U.S. Magistrate William Sanderson in Dallas ordered Papa John’s to stop using the slogan in print and broadcast advertisements by Jan. 24, to phase out all other printed items using the claim by March 3 and to remove it from restaurant signs by April 3.
Papa John’s, based in Louisville, Ky., said it is still determining what impact the damage award will have on fourth-quarter earnings. The company said it plans to appeal.
Pizza Hut filed the lawsuit in August 1998 in U.S. District Court in Dallas, claiming Papa John’s falsely implied in ads that it uses fresh ingredients and its rivals don’t.
Pizza Hut, a unit of Tricon Global Restaurants Inc., originally sought as much as $12.5 million in damages. A spokesman for the world’s biggest pizza chain didn’t have an immediate comment.
The ruling comes after the two pizza makers agreed Nov. 29 to allow Sanderson to resolve the dispute.

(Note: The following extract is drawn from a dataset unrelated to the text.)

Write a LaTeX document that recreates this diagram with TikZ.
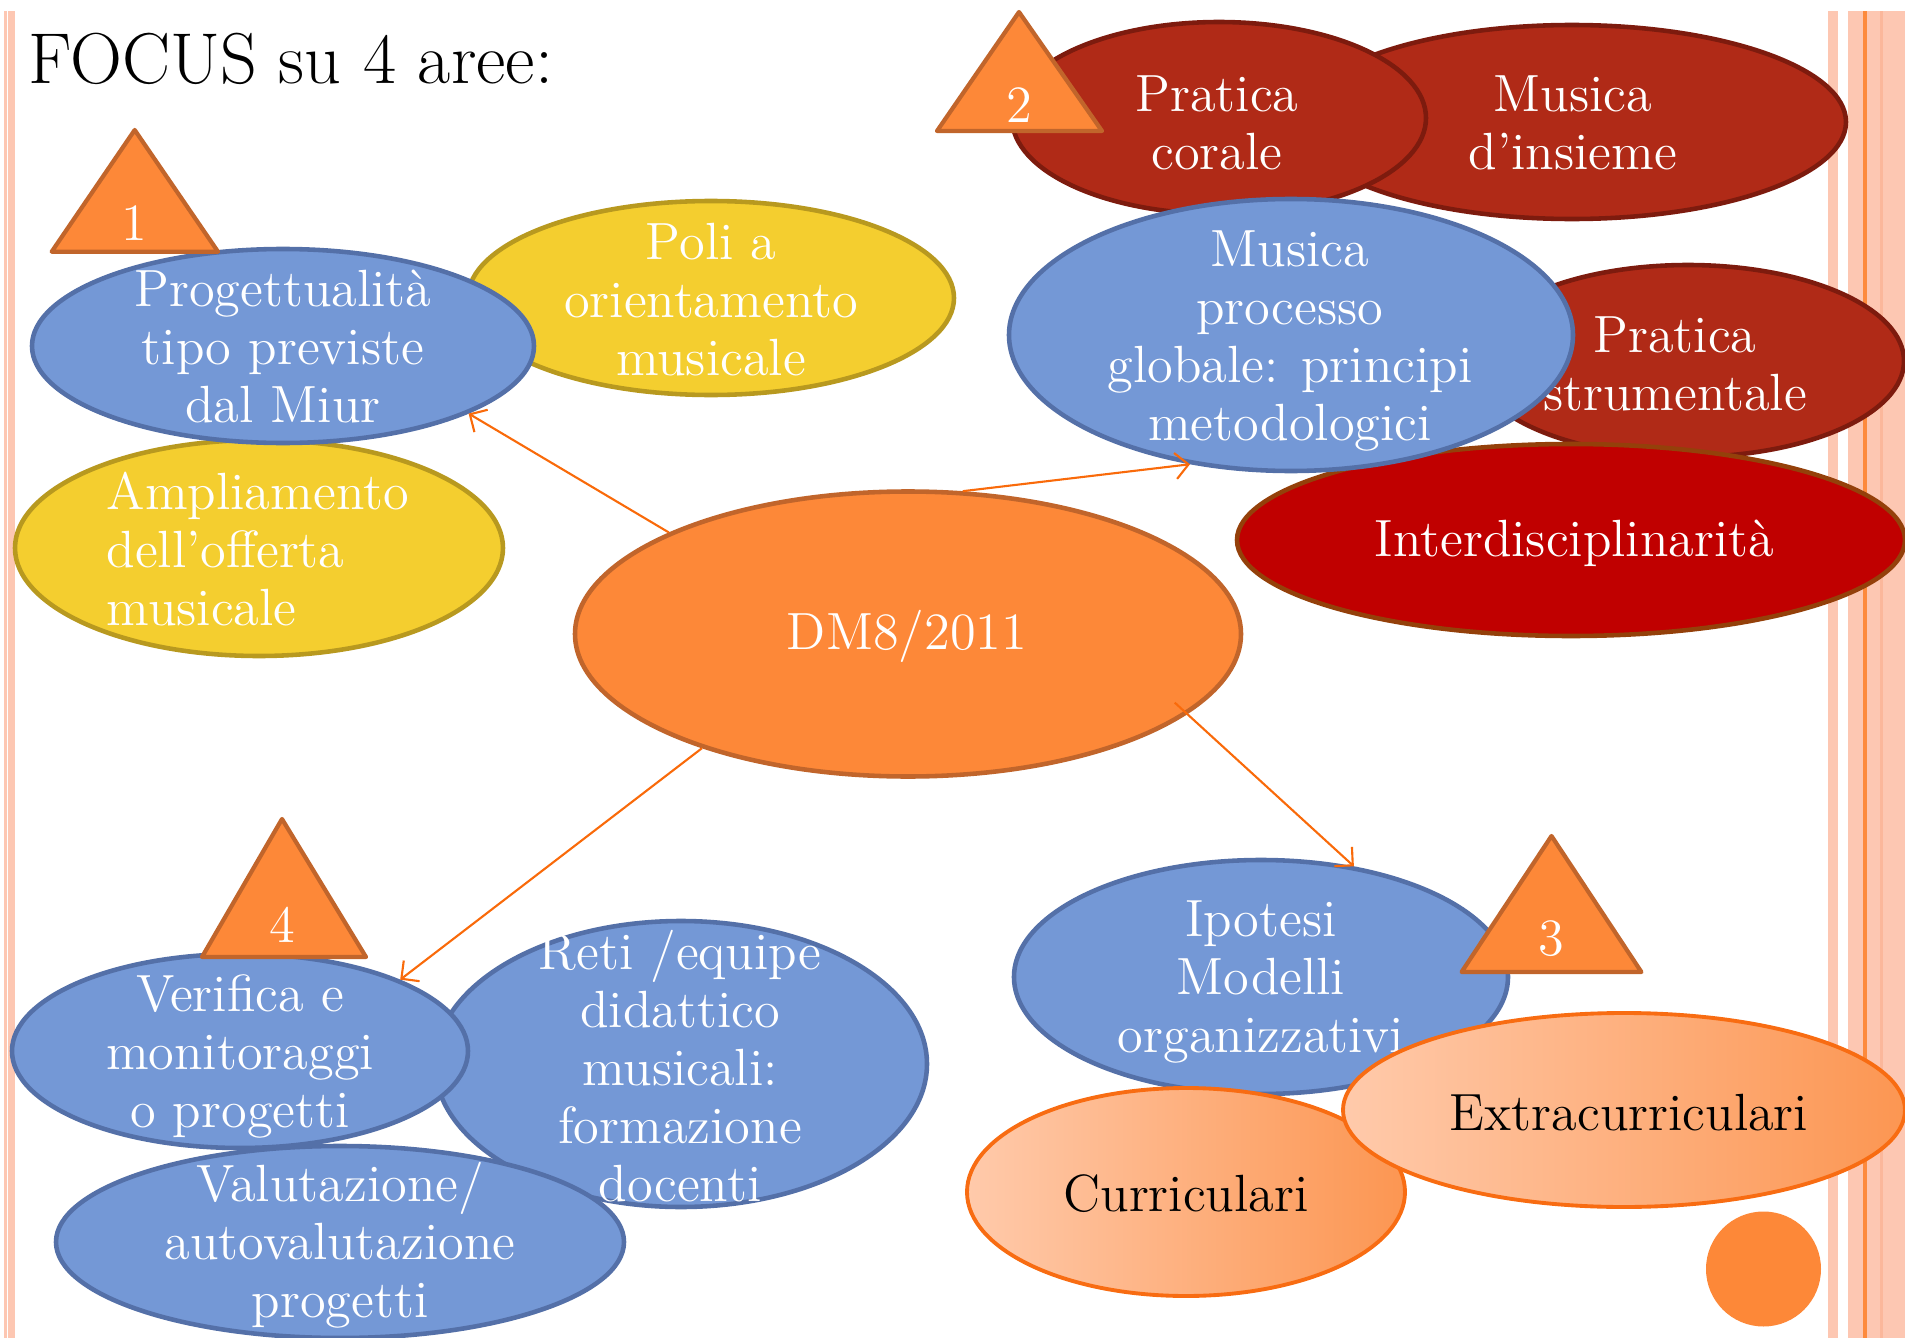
\documentclass[tikz,border=0pt]{standalone}
\usetikzlibrary{shapes.geometric,arrows.meta}
\definecolor{cBlue}{HTML}{7498D6}
\definecolor{cBlueB}{HTML}{5470A8}
\definecolor{cYel}{HTML}{F4CE2F}
\definecolor{cYelB}{HTML}{B8991F}
\definecolor{cOr}{HTML}{FD8838}
\definecolor{cOrB}{HTML}{C1652B}
\definecolor{cRed}{HTML}{B02A17}
\definecolor{cRedB}{HTML}{7D1B0E}
\definecolor{cInt}{HTML}{C00000}
\definecolor{cIntB}{HTML}{94400A}
\definecolor{cArr}{HTML}{F96A0A}
\definecolor{cStripe}{HTML}{FDC7B2}
\definecolor{cStripeD}{HTML}{FBB79B}
\definecolor{cStripeL}{HTML}{FD8A3D}
\definecolor{cGradL}{HTML}{FFCAAB}
\definecolor{cGradR}{HTML}{FC9652}
\definecolor{cGradB}{HTML}{F86C12}
\newcommand\nfont{\fontsize{14.9pt}{16.5pt}\selectfont}
\tikzset{
  ell/.style={ellipse, inner sep=0pt, line width=1.3pt},
  blueell/.style={ell, fill=cBlue, draw=cBlueB},
  yelell/.style={ell, fill=cYel, draw=cYelB},
  redell/.style={ell, fill=cRed, draw=cRedB},
  intell/.style={ell, fill=cInt, draw=cIntB},
  orell/.style={ell, fill=cOr, draw=cOrB},
  gradell/.style={ell, left color=cGradL, right color=cGradR, draw=cGradB, line width=1.1pt},
  tri/.style={fill=cOr, draw=cOrB, line width=1.2pt, line join=round},
  wtxt/.style={text=white, align=center, font=\nfont, inner sep=0pt},
  btxt/.style={text=black, align=center, font=\nfont, inner sep=0pt},
  arr/.style={draw=cArr, line width=0.6pt, -{Straight Barb[length=1.3mm,width=2.6mm]}},
}
\begin{document}
\begin{tikzpicture}[x=0.1mm,y=-0.1mm]
\useasboundingbox (0,0) rectangle (1905,1338);
\clip (0,0) rectangle (1905,1338);
% background stripes
\fill[cStripe] (3.8,11) rectangle (6.9,1338);
\fill[cStripe] (8.4,11) rectangle (14.5,1338);
\fill[cStripe] (1828,11) rectangle (1838,1338);
\fill[cStripe] (1848,11) rectangle (1905,1338);
\fill[cStripeD] (1880,11) rectangle (1883,1338);
\fill[cStripeL] (1863,11) rectangle (1867,1338);
% title
\node[anchor=base west, inner sep=0pt, font=\fontsize{20.5pt}{24pt}\selectfont] (title) at (28,83) {FOCUS su 4 aree:};
% area 1
\node[yelell, minimum width=48.6mm, minimum height=19.4mm] (poli) at (711,298) {};
\node[wtxt] (politxt) at (711,300) {Poli a\\orientamento\\musicale};
\node[yelell, minimum width=48.8mm, minimum height=21.6mm] (ampl) at (259,548) {};
\node[wtxt, align=left, anchor=west] (ampltxt) at (106,549) {Ampliamento\\dell’offerta\\musicale};
\node[blueell, minimum width=50.2mm, minimum height=19.4mm] (prog) at (283,346) {};
\filldraw[tri] (134.7,130) coordinate (t1a) -- (51.7,251.7) coordinate (t1b) -- (218,251.7) coordinate (t1c) -- cycle;
\node[wtxt] (t1) at (134.7,223) {1};
\node[wtxt] (progtxt) at (283,347) {Progettualità\\tipo previste\\dal Miur};
% area 2
\node[redell, minimum width=54.8mm, minimum height=19.4mm] (insieme) at (1572,122) {};
\node[wtxt] (insiemetxt) at (1573,123) {Musica\\d’insieme};
\node[redell, minimum width=41.4mm, minimum height=19.2mm] (corale) at (1219,118) {};
\node[wtxt] (coraletxt) at (1217,123) {Pratica\\corale};
\filldraw[tri] (1019,12) coordinate (t2a) -- (937,131) coordinate (t2b) -- (1102,131) coordinate (t2c) -- cycle;
\node[wtxt] (t2) at (1019,105) {2};
\node[redell, minimum width=43.2mm, minimum height=19.2mm] (strum) at (1688,361) {};
\node[wtxt] (strumtxt) at (1675,364) {Pratica\\strumentale};
\node[intell, minimum width=66.8mm, minimum height=19.2mm] (interd) at (1571,540) {};
\node[wtxt] (interdtxt) at (1574.5,543) {Interdisciplinarità};
\node[blueell, minimum width=56.4mm, minimum height=27.2mm] (musproc) at (1291,335) {};
\node[wtxt] (musproctxt) at (1290,341) {Musica\\processo\\globale: principi\\metodologici};
% centre
\node[orell, minimum width=66.6mm, minimum height=28.5mm] (dm) at (908,634) {};
\node[wtxt] (dmtxt) at (907,636) {DM8/2011};
% area 4
\node[blueell, minimum width=49.2mm, minimum height=28.6mm] (reti) at (681,1064) {};
\node[blueell, minimum width=45.6mm, minimum height=19.4mm] (verif) at (240,1051) {};
\node[blueell, minimum width=56.8mm, minimum height=19.2mm] (valut) at (340,1242) {};
\filldraw[tri] (282,819) coordinate (t4a) -- (202,957) coordinate (t4b) -- (366,957) coordinate (t4c) -- cycle;
\node[wtxt] (t4) at (282,925) {4};
\node[wtxt] (retitxt) at (680,1066) {Reti /equipe\\didattico\\musicali:\\formazione\\docenti};
\node[wtxt] (veriftxt) at (240,1056) {Verifica e\\monitoraggi\\o progetti};
\node[wtxt] (valuttxt) at (340,1245) {Valutazione/\\autovalutazione\\progetti};
% area 3
\node[blueell, minimum width=49.4mm, minimum height=23.4mm] (ipot) at (1261,977) {};
\node[wtxt] (ipottxt) at (1261,982) {Ipotesi\\Modelli\\organizzativi};
\filldraw[tri] (1551.5,836) coordinate (t3a) -- (1461.6,972) coordinate (t3b) -- (1641.4,972) coordinate (t3c) -- cycle;
\node[wtxt] (t3) at (1551.5,939) {3};
\node[gradell, minimum width=43.8mm, minimum height=20.8mm] (curr) at (1186,1192) {};
\node[btxt] (currtxt) at (1186,1194) {Curriculari};
\node[gradell, minimum width=56.2mm, minimum height=19.4mm] (extra) at (1624,1110) {};
\node[btxt] (extratxt) at (1629,1113) {Extracurriculari};
\node[circle, fill=cOr, inner sep=0pt, minimum size=11.5mm] (dot) at (1763.5,1269) {};
% connectors
\draw[arr] (dm.157) -- (prog.-20);
\draw[arr] (dm.69) -- (musproc.232);
\draw[arr] (dm.209) -- (verif.24);
\draw[arr, shorten <=-1.7mm] (dm.344) -- (ipot.50);
\end{tikzpicture}
\end{document}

That agreement was reached two weeks after a Dallas jury ruled that both companies made deceptive claims about each other’s products.
At issue in the case is the concept of “puffery,” vague claims of superiority that companies often make to promote their products. Pizza Hut argued that Papa John’s claims weren’t puffery but were specific statements of fact that the company couldn’t support.
Tricon fell $1.31 to close at $37.31 on the New York Stock Exchange, and Papa John’s closed up 69 cents at $26.75 on Nasdaq. The decision was announced after the markets closed.